*** Dataset excerpt ***

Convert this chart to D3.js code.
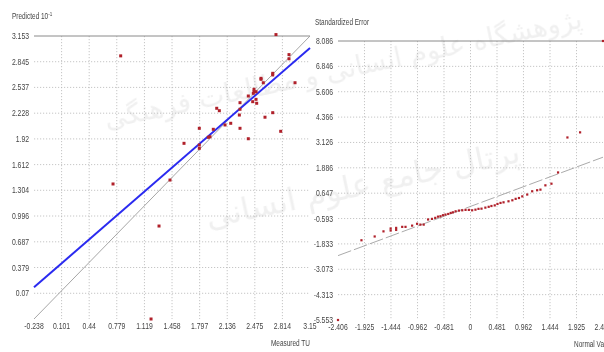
<!DOCTYPE html>
<html>
<head>
<meta charset="utf-8">
<script src="https://cdn.jsdelivr.net/npm/d3@7"></script>
<style>
  html, body { margin: 0; padding: 0; background: #fff; }
  svg { display: block; filter: blur(0.35px); }
  .tick-label { font-family: "Liberation Sans", Arial, sans-serif; font-size: 9px; fill: #444; }
  .axis-title { font-family: "Liberation Sans", Arial, sans-serif; font-size: 8.5px; fill: #444; }
</style>
</head>
<body>
<svg id="chart" width="604" height="352"></svg>
<script>
// Left panel: predicted vs measured
const measuredTU = [2.735, 0.827, 2.895, 2.895, 2.695, 2.695, 2.551, 2.551, 2.579, 2.969,
  2.465, 2.465, 2.49, 2.456, 2.395, 2.49, 2.449, 2.498, 2.293, 2.007, 2.039, 2.293, 2.285,
  2.695, 2.60, 2.179, 2.109, 2.293, 1.965, 1.793, 1.924, 1.904, 2.793, 2.395, 1.793, 1.793,
  1.605, 1.433, 0.733, 1.298, 1.20];
const predictedTU = [3.17, 2.915, 2.93, 2.88, 2.706, 2.686, 2.646, 2.634, 2.593, 2.593,
  2.514, 2.485, 2.485, 2.466, 2.434, 2.394, 2.366, 2.347, 2.354, 2.287, 2.258, 2.275, 2.206,
  2.234, 2.18, 2.107, 2.087, 2.047, 2.035, 2.047, 1.946, 1.939, 2.011, 1.922, 1.847, 1.807,
  1.867, 1.427, 1.38, 0.876, -0.238];
const leftXTicks = [-0.238, 0.101, 0.44, 0.779, 1.119, 1.458, 1.797, 2.136, 2.475, 2.814, 3.153];
const leftXLabels = ["-0.238", "0.101", "0.44", "0.779", "1.119", "1.458", "1.797", "2.136", "2.475", "2.814", "3.15"];
const leftYTicks = [-0.238, 0.07, 0.379, 0.687, 0.996, 1.304, 1.612, 1.92, 2.228, 2.537, 2.845, 3.153];
const leftYLabels = ["", "0.07", "0.379", "0.687", "0.996", "1.304", "1.612", "1.92", "2.228", "2.537", "2.845", "3.153"];
const fitMeasured = [-0.238, 3.153];
const fitPredicted = [0.142, 3.01];

// Right panel: normal probability plot of standardized error
const normalValue = [-2.406, -1.98, -1.74, -1.58, -1.45, -1.45, -1.35, -1.35, -1.24, -1.18, -1.06,
  -0.97, -0.91, -0.85, -0.77, -0.70, -0.64, -0.59, -0.545, -0.50, -0.455, -0.405, -0.36,
  -0.32, -0.27, -0.21, -0.15, -0.09, -0.03, 0.03, 0.09, 0.145, 0.20, 0.27, 0.33, 0.38, 0.44,
  0.49, 0.545, 0.60, 0.69, 0.76, 0.82, 0.88, 0.94, 1.03, 1.12, 1.21, 1.27, 1.36, 1.47, 1.59,
  1.76, 1.99, 2.406];
const standardizedError = [-5.553, -1.655, -1.47, -1.22, -1.08, -1.18, -1.05, -1.15, -1.00, -1.00,
  -0.94, -0.85, -0.89, -0.89, -0.64, -0.61, -0.56, -0.50, -0.48, -0.43, -0.40, -0.37, -0.32,
  -0.29, -0.24, -0.205, -0.19, -0.17, -0.17, -0.19, -0.16, -0.12, -0.11, -0.06, -0.02, 0.02,
  0.05, 0.12, 0.17, 0.20, 0.25, 0.30, 0.37, 0.41, 0.49, 0.58, 0.74, 0.79, 0.82, 1.03, 1.11,
  1.66, 3.37, 3.62, 8.086];
const rightXTicks = [-2.406, -1.925, -1.444, -0.962, -0.481, 0, 0.481, 0.962, 1.444, 1.925, 2.406];
const rightXLabels = ["-2.406", "-1.925", "-1.444", "-0.962", "-0.481", "0", "0.481", "0.962", "1.444", "1.925", "2.406"];
const rightYTicks = [-5.553, -4.313, -3.073, -1.833, -0.593, 0.647, 1.886, 3.126, 4.366, 5.606, 6.846, 8.086];
const rightYLabels = ["-5.553", "-4.313", "-3.073", "-1.833", "-0.593", "0.647", "1.886", "3.126", "4.366", "5.606", "6.846", "8.086"];
const refNormal = [-2.406, 2.406];
const refError = [-2.406, 2.406];

const svg = d3.select("#chart");
const markColor = "#b0202a";
const squeeze = 0.76; // narrow type

// faint background text
const wm = svg.append("g").attr("fill", "#8c8c8c").attr("opacity", 0.13)
  .style("font-family", "DejaVu Sans, sans-serif");
wm.append("text").attr("transform", "translate(345,78) rotate(-12)")
  .attr("text-anchor", "middle").attr("font-size", 27)
  .text("پژوهشگاه علوم انسانی و مطالعات فرهنگی");
wm.append("text").attr("transform", "translate(365,195) rotate(-12)")
  .attr("text-anchor", "middle").attr("font-size", 32)
  .text("پرتال جامع علوم انسانی");

function label(sel, x, y) {
  sel.attr("transform", (d, i) => `translate(${x(d, i)},${y(d, i)}) scale(${squeeze},1)`);
}

function panel(cfg) {
  const g = svg.append("g");
  const x = d3.scaleLinear().domain(cfg.xDomain).range(cfg.xRange);
  const y = d3.scaleLinear().domain(cfg.yDomain).range(cfg.yRange);

  // dotted grid
  g.append("g").selectAll("line").data(cfg.xTicks.slice(1, -1)).join("line")
    .attr("x1", d => x(d)).attr("x2", d => x(d))
    .attr("y1", cfg.yRange[1]).attr("y2", cfg.yRange[0])
    .attr("stroke", "#b8b8b8").attr("stroke-width", 0.8).attr("stroke-dasharray", "1.2,1.8");
  g.append("g").selectAll("line").data(cfg.yTicks.slice(1, -1)).join("line")
    .attr("x1", cfg.xRange[0]).attr("x2", cfg.xRange[1])
    .attr("y1", d => y(d)).attr("y2", d => y(d))
    .attr("stroke", "#b8b8b8").attr("stroke-width", 0.8).attr("stroke-dasharray", "1.2,1.8");
  // top rule
  g.append("line")
    .attr("x1", cfg.xRange[0]).attr("x2", cfg.xRange[1])
    .attr("y1", y(cfg.yDomain[1])).attr("y2", y(cfg.yDomain[1]))
    .attr("stroke", "#8a8a8a").attr("stroke-width", 1);

  // y labels
  g.append("g").selectAll("text").data(cfg.yTicks).join("text")
    .attr("class", "tick-label").attr("text-anchor", "end")
    .call(label, () => cfg.xRange[0] - 5, d => y(d) + 3)
    .text((d, i) => cfg.yLabels[i]);
  // x labels
  g.append("g").selectAll("text").data(cfg.xTicks).join("text")
    .attr("class", "tick-label").attr("text-anchor", "middle")
    .call(label, d => x(d), () => cfg.yRange[0] + 10)
    .text((d, i) => cfg.xLabels[i]);

  // titles
  g.append("text").attr("class", "axis-title")
    .call(label, () => cfg.yTitlePos[0], () => cfg.yTitlePos[1])
    .html(cfg.yTitle);
  g.append("text").attr("class", "axis-title")
    .call(label, () => cfg.xTitlePos[0], () => cfg.xTitlePos[1])
    .text(cfg.xTitle);

  return { g, x, y };
}

// ----- left panel -----
const L = panel({
  xDomain: [-0.238, 3.153], xRange: [34, 310],
  yDomain: [-0.238, 3.153], yRange: [319, 36],
  xTicks: leftXTicks, xLabels: leftXLabels,
  yTicks: leftYTicks, yLabels: leftYLabels,
  yTitle: 'Predicted 10<tspan dy="-3" font-size="6">-1</tspan>', yTitlePos: [12, 19],
  xTitle: "Measured TU", xTitlePos: [271, 346]
});
// 1:1 line
L.g.append("line")
  .attr("x1", L.x(-0.238)).attr("y1", L.y(-0.238))
  .attr("x2", L.x(3.153)).attr("y2", L.y(3.153))
  .attr("stroke", "#9c9c9c").attr("stroke-width", 0.9);
// fitted line
L.g.append("line")
  .attr("x1", L.x(fitMeasured[0])).attr("y1", L.y(fitPredicted[0]))
  .attr("x2", L.x(fitMeasured[1])).attr("y2", L.y(fitPredicted[1]))
  .attr("stroke", "#2a2af0").attr("stroke-width", 2);
L.g.append("g").selectAll("rect").data(measuredTU).join("rect")
  .attr("x", d => L.x(d) - 1.5).attr("y", (d, i) => L.y(predictedTU[i]) - 1.5)
  .attr("width", 3).attr("height", 3).attr("fill", markColor);

// ----- right panel -----
const R = panel({
  xDomain: [-2.406, 2.406], xRange: [338, 603],
  yDomain: [-5.553, 8.086], yRange: [320, 41],
  xTicks: rightXTicks, xLabels: rightXLabels,
  yTicks: rightYTicks, yLabels: rightYLabels,
  yTitle: "Standardized Error", yTitlePos: [315, 25],
  xTitle: "Normal Value", xTitlePos: [574, 347]
});
R.g.append("line")
  .attr("x1", R.x(refNormal[0])).attr("y1", R.y(refError[0]))
  .attr("x2", R.x(refNormal[1])).attr("y2", R.y(refError[1]))
  .attr("stroke", "#a0a0a0").attr("stroke-width", 0.9).attr("stroke-dasharray", "14,3");
R.g.append("g").selectAll("rect").data(normalValue).join("rect")
  .attr("x", d => R.x(d) - 1.1).attr("y", (d, i) => R.y(standardizedError[i]) - 1.1)
  .attr("width", 2.2).attr("height", 2.2).attr("fill", markColor);
</script>
</body>
</html>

***

### Set problem
Using the material above, copy every line in which the string "chart" occurs.

### Solution
Convert this chart to D3.js code.
<svg id="chart" width="604" height="352"></svg>
const svg = d3.select("#chart");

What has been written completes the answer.